“Yeah man, I’m so excited to play Super Smash Bros. Melee!”
“Me too! This is going to be awesome.”
“Wait…who’s Marth? Or Roy? What?”
Super Smash Bros. Melee, of course, went on to be the best-selling game of the Gamecube, selling 7.07 million copies and thereby exposing those people to Fire Emblem. Marth and Roy were favorite characters for many, and two years later Nintendo decided to release the first Fire Emblem outside of Japan. A strategy RPG like the others before it, this game for the Gameboy Advance (to which I will refer as ‘Fire Emblem 7’ because it was not given a subtitle outside of Japan) was the seventh in the series, was received well, and to date is the highest selling Fire Emblem game to be released. I bought it on a whim—little did I know that I would put over 100 hours into that game or that I would become a huge fan of what is, truly, an under-appreciated gem of a game series.

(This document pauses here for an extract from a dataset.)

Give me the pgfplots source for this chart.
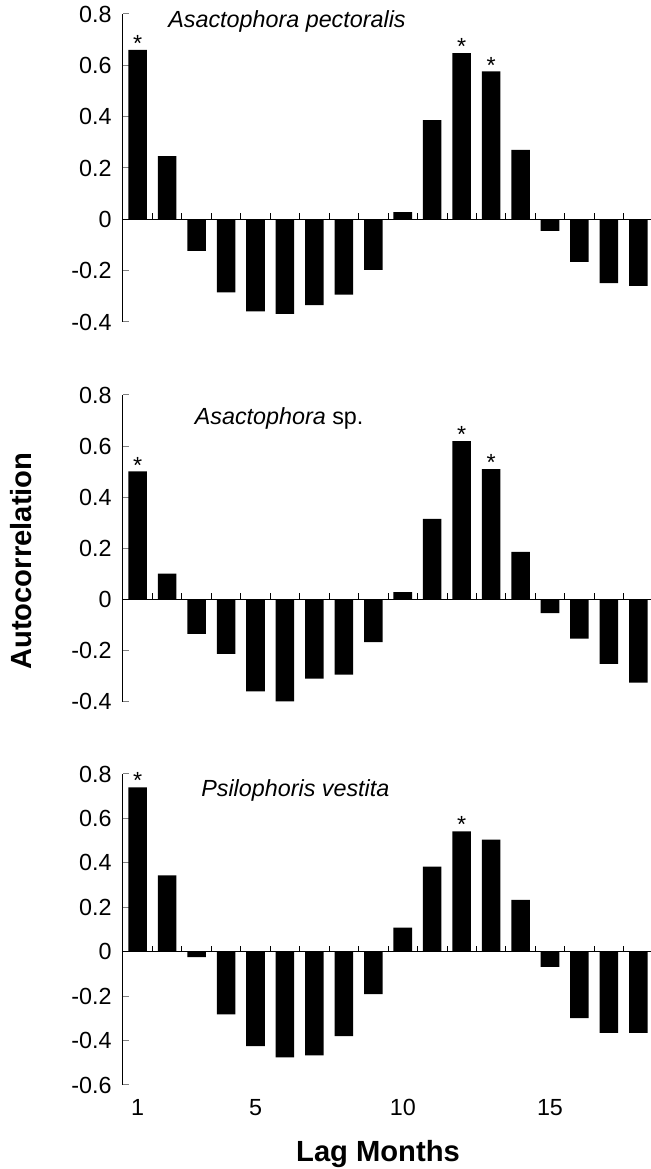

Ten years after Fire Emblem 7 and four more global Fire Emblems later, Nintendo brought the 3DS title Fire Emblem: Awakening across the Pacific Ocean. The Fire Emblem series has never been a giant commercial success, and after the previous title for the DS failed to sail across the sea, some were skeptical of Awakening’s global release. Thankfully, Nintendo did so. It was a great decision for everyone involved because it is the best game in the series.
Yes—Fire Emblem: Awakening is the best Fire Emblem game ever.
This is not a review. Reviews assign an arbitrary and biased number to something that can’t be quantified, and are meant for people who are knowledgeable about the subject. I wager that most of my readers haven’t played a Fire Emblem game (your loss), but the success of Awakening can be illuminated in a way that is applicable to art and entertainment of all kinds. So, why is Fire Emblem: Awakening successful?
For an RPG (role-playing game), story is central to the event. Fire Emblem: Awakening succeeds in its narrative. Therefore, Fire Emblem succeeds as an RPG. Obviously, the best story in the world can’t save something if it’s boring (paging 2001: A Space Odyssey), but a fun game isn’t everything in a story-centric game. Not only does Awakening have a stellar central campaign story featuring difficult dilemmas, but Awakening presents a depth that is rarely offered in games. Through a mechanic called the support system, you gain insight into the roster of characters you have recruited. Conversations between characters are unlocked after they achieve a certain relationship level (improved by fighting beside each other). You care about the battle much more when each character has a history and relationships with other characters. Without character, there is no true conflict or stress. If you don’t believe me, go play a game of Risk and try and care about your troops as more than tools to be used. You can’t, because all you care about is taking North America from the blue army. Those idiots.
Mechanics are different for every media. For books, mechanics are the functional use of language and syntax; for movies, mechanics are lighting, effects, staging, editing, and the like. For a game, mechanics is simply how the game works. For instance, in the earlier Fire Emblem games, weapon types (axes, swords, lances) functioned the same against all other weapon types. Eventually, the ‘weapon triangle’ was established, wherein swords>axes>lances>swords. Awakening implements mechanics, new and old, perfectly. There is not a mechanic out of place nor a mechanic that is unbalanced. Often an overlooked part of game design, good mechanics result in smooth gameplay. Bad mechanics result in Superman 64.
Sequels are tricky because they are inevitably compared to the source material. Introductions of new elements can sometimes make the sequel feel entirely different, while reliance upon previous elements will result in stagnation and boredom. Awakening’s prime success is that it is a perfect synthesis–it takes the best elements from previous games, polishes them, and presents them together in an unmistakably original game. It features marriages, children, and skills from FE4; multiple main characters from FE7; an open map, side battles, and optional promotions from FE8; transforming characters from FE9; the non-traditional class structure of FE10; re-classing from FE11; and a customizable player character from FE12. In any series, reusing concepts is normal and inevitable. However, using previously established concepts in a new way is rare. Furthermore, Awakening presents new ideas in the form of downloadable content, wireless bonuses, and a far deeper multiplayer.
If you have a Nintendo 3DS and have not played Fire Emblem: Awakening, do so. Awakening is a great game, a solid introduction to the series, and an example of a sequel done right. But it may take over your life. You have been warned.